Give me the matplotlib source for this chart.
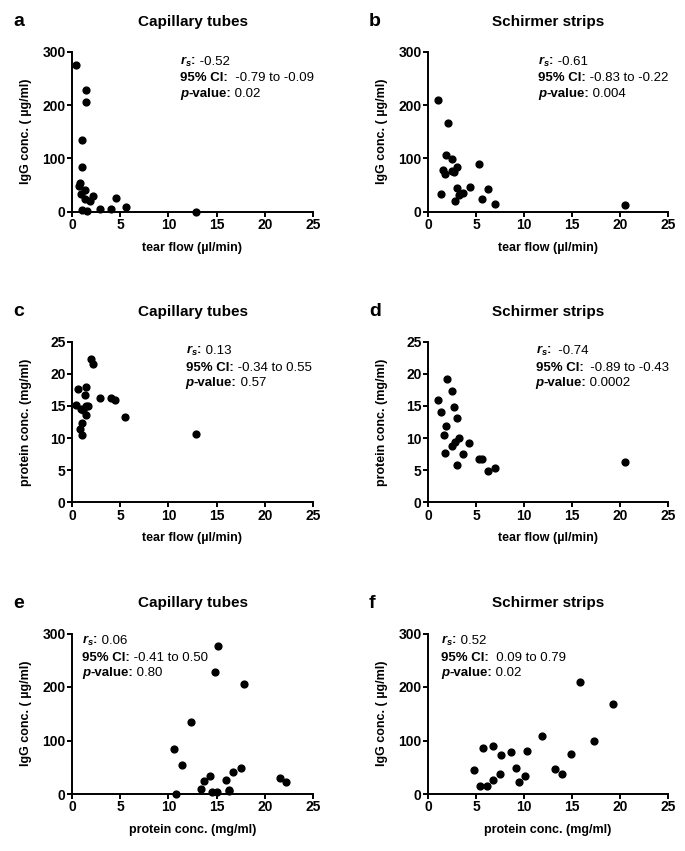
import matplotlib
matplotlib.use("Agg")
import matplotlib.pyplot as plt
from matplotlib.offsetbox import TextArea, HPacker, VPacker, AnchoredOffsetbox

plt.rcParams['font.family'] = ['Liberation Sans', 'DejaVu Sans']
plt.rcParams['mathtext.fontset'] = 'custom'
plt.rcParams['mathtext.rm'] = 'Liberation Sans'
plt.rcParams['mathtext.it'] = 'Liberation Sans:italic:bold'
plt.rcParams['mathtext.bf'] = 'Liberation Sans:bold'

# a: capillary tubes, tear flow vs IgG
a_flow = [0.45, 1.47, 1.48, 1.08, 1.08, 0.7, 0.87, 0.98, 1.33, 1.4, 1.85, 2.13,
          1.0, 1.6, 2.9, 4.06, 4.55, 5.56, 12.9]
a_igg = [276, 229, 206, 135, 84, 49, 53, 34, 41, 23, 21, 29, 3, 2, 6, 6, 26, 9, 0]

# b: Schirmer strips, tear flow vs IgG
b_flow = [1.04, 2.05, 1.91, 2.53, 1.6, 1.8, 2.5, 2.74, 3.06, 1.32, 3.06, 2.85,
          3.26, 3.6, 4.34, 5.35, 5.66, 6.25, 6.98, 20.5]
b_igg = [210, 167, 107, 98, 79, 71, 77, 74, 84, 34, 45, 20, 31, 35, 47, 89, 24,
         43, 14, 13]

# c: capillary tubes, tear flow vs protein
c_flow = [1.96, 2.17, 0.63, 1.5, 1.33, 0.45, 0.9, 1.15, 1.43, 1.68, 1.43, 1.05,
          0.87, 1.05, 2.87, 4.06, 4.5, 5.5, 12.9]
c_prot = [22.3, 21.6, 17.6, 17.9, 16.7, 15.1, 14.5, 14.3, 14.95, 15.0, 13.6,
          12.3, 11.4, 10.5, 16.2, 16.2, 15.9, 13.3, 10.7]

# d: Schirmer strips, tear flow vs protein
d_flow = [2.01, 2.53, 1.0, 2.7, 1.32, 3.02, 1.91, 1.63, 3.2, 2.85, 2.5, 4.3,
          1.8, 3.65, 3.06, 5.35, 5.66, 6.25, 6.98, 20.5]
d_prot = [19.2, 17.3, 15.9, 14.9, 14.0, 13.2, 11.9, 10.4, 10.0, 9.4, 8.7, 9.2,
          7.7, 7.5, 5.8, 6.7, 6.7, 4.9, 5.4, 6.2]

# e: capillary tubes, protein vs IgG
e_prot = [15.17, 14.86, 17.86, 12.38, 10.55, 11.45, 10.76, 13.34, 13.66, 14.34,
          14.55, 15.07, 15.93, 16.24, 16.3, 16.66, 17.55, 21.62, 22.2]
e_igg = [276, 228, 206, 135, 84, 54, 0, 9, 24, 34, 4, 3, 26, 7.5, 6, 42, 49, 30, 22]

# f: Schirmer strips, protein vs IgG
f_prot = [15.87, 19.27, 11.88, 17.26, 14.9, 5.69, 6.73, 7.64, 8.65, 10.35, 4.83,
          9.17, 7.53, 13.19, 14.0, 5.45, 6.15, 6.73, 9.44, 10.07]
f_igg = [210, 168, 108, 100, 75, 86, 90, 73, 79, 81, 45, 48.5, 37, 47, 37, 15.5,
         15, 26, 22, 33]

stats = {
    'a': ['-0.52', '-0.79 to -0.09', '0.02'],
    'b': ['-0.61', '-0.83 to -0.22', '0.004'],
    'c': ['0.13', '-0.34 to 0.55', '0.57'],
    'd': ['-0.74', '-0.89 to -0.43', '0.0002'],
    'e': ['0.06', '-0.41 to 0.50', '0.80'],
    'f': ['0.52', '0.09 to 0.79', '0.02'],
}
ci_gap = {'a': '  ', 'b': ' ', 'c': ' ', 'd': '  ', 'e': ' ', 'f': '  '}
rs_gap = {'a': ' ', 'b': ' ', 'c': ' ', 'd': '  ', 'e': ' ', 'f': ' '}

W, H = 685, 851
fig = plt.figure(figsize=(W / 100, H / 100), dpi=100)

# axes boxes in pixels: left, top, right, bottom
boxes = {
    'a': (72, 51.7, 313, 211.7), 'b': (428, 51.7, 668, 211.7),
    'c': (72, 341.7, 313, 502.3), 'd': (428, 341.7, 668, 502.3),
    'e': (72, 633.5, 313, 794), 'f': (428, 633.5, 668, 794),
}
panels = [
    ('a', a_flow, a_igg, 'Capillary tubes', 'tear flow (µl/min)', 'IgG conc. ( µg/ml)', 300, (11.2, 294)),
    ('b', b_flow, b_igg, 'Schirmer strips', 'tear flow (µl/min)', 'IgG conc. ( µg/ml)', 300, (11.45, 294)),
    ('c', c_flow, c_prot, 'Capillary tubes', 'tear flow (µl/min)', 'protein conc. (mg/ml)', 25, (11.8, 24.6)),
    ('d', d_flow, d_prot, 'Schirmer strips', 'tear flow (µl/min)', 'protein conc. (mg/ml)', 25, (11.2, 24.6)),
    ('e', e_prot, e_igg, 'Capillary tubes', 'protein conc. (mg/ml)', 'IgG conc. ( µg/ml)', 300, (1.07, 299)),
    ('f', f_prot, f_igg, 'Schirmer strips', 'protein conc. (mg/ml)', 'IgG conc. ( µg/ml)', 300, (1.39, 299)),
]

fs = 9.5
bold = dict(fontsize=fs, fontweight='bold')
reg = dict(fontsize=fs)
bolditalic = dict(fontsize=fs, fontweight='bold', style='italic')

for key, xs, ys, title, xlab, ylab, ymax, txt_pos in panels:
    l, t, r, b = boxes[key]
    ax = fig.add_axes([l / W, 1 - b / H, (r - l) / W, (b - t) / H])
    ax.plot(xs, ys, 'o', color='black', markersize=4.9, clip_on=False, zorder=3)
    ax.set_xlim(0, 25)
    ax.set_ylim(0, ymax)
    ax.set_xticks([0, 5, 10, 15, 20, 25])
    if ymax == 300:
        ax.set_yticks([0, 100, 200, 300])
    else:
        ax.set_yticks([0, 5, 10, 15, 20, 25])
    for s in ['top', 'right']:
        ax.spines[s].set_visible(False)
    for s in ['left', 'bottom']:
        ax.spines[s].set_linewidth(1.4)
    ax.tick_params(direction='out', length=3.5, width=1.4, pad=1, labelsize=10)
    for lbl in ax.get_xticklabels() + ax.get_yticklabels():
        lbl.set_fontweight('bold')
    ax.set_xlabel(xlab, fontsize=9, fontweight='bold')
    ax.xaxis.set_label_coords(0.5, -30 / (b - t))
    ax.set_ylabel(ylab, fontsize=9, fontweight='bold')
    ax.yaxis.set_label_coords(-40 / (r - l), 0.5)

    fig.text((l + r) / 2 / W, 1 - (t - 30) / H, title, ha='center', va='center',
             fontsize=11, fontweight='bold')
    fig.text((l - 59) / W, 1 - (t - 30) / H, key, ha='left', va='center',
             fontsize=14, fontweight='bold')

    rs, ci, pv = stats[key]
    line1 = HPacker(children=[TextArea('$r_s$:', textprops=bold),
                              TextArea(rs_gap[key] + rs, textprops=reg)],
                    align='baseline', pad=0, sep=0)
    line2 = HPacker(children=[TextArea('95% CI:', textprops=bold),
                              TextArea(ci_gap[key] + ci, textprops=reg)],
                    align='baseline', pad=0, sep=0)
    line3 = HPacker(children=[TextArea('p', textprops=bolditalic),
                              TextArea('-value:', textprops=bold),
                              TextArea(' ' + pv, textprops=reg)],
                    align='baseline', pad=0, sep=0)
    block = VPacker(children=[line1, line2, line3], align='left', pad=0, sep=2.5)
    anchored = AnchoredOffsetbox(loc='upper left', child=block, pad=0, borderpad=0,
                                 frameon=False, bbox_to_anchor=txt_pos,
                                 bbox_transform=ax.transData)
    ax.add_artist(anchored)

fig.savefig('out.png', dpi=100)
------------------------
## [Task brief]
Which lines above contain "matplotlib"? Show each of them.

## [The response]
Give me the matplotlib source for this chart.
import matplotlib
matplotlib.use("Agg")
import matplotlib.pyplot as plt
from matplotlib.offsetbox import TextArea, HPacker, VPacker, AnchoredOffsetbox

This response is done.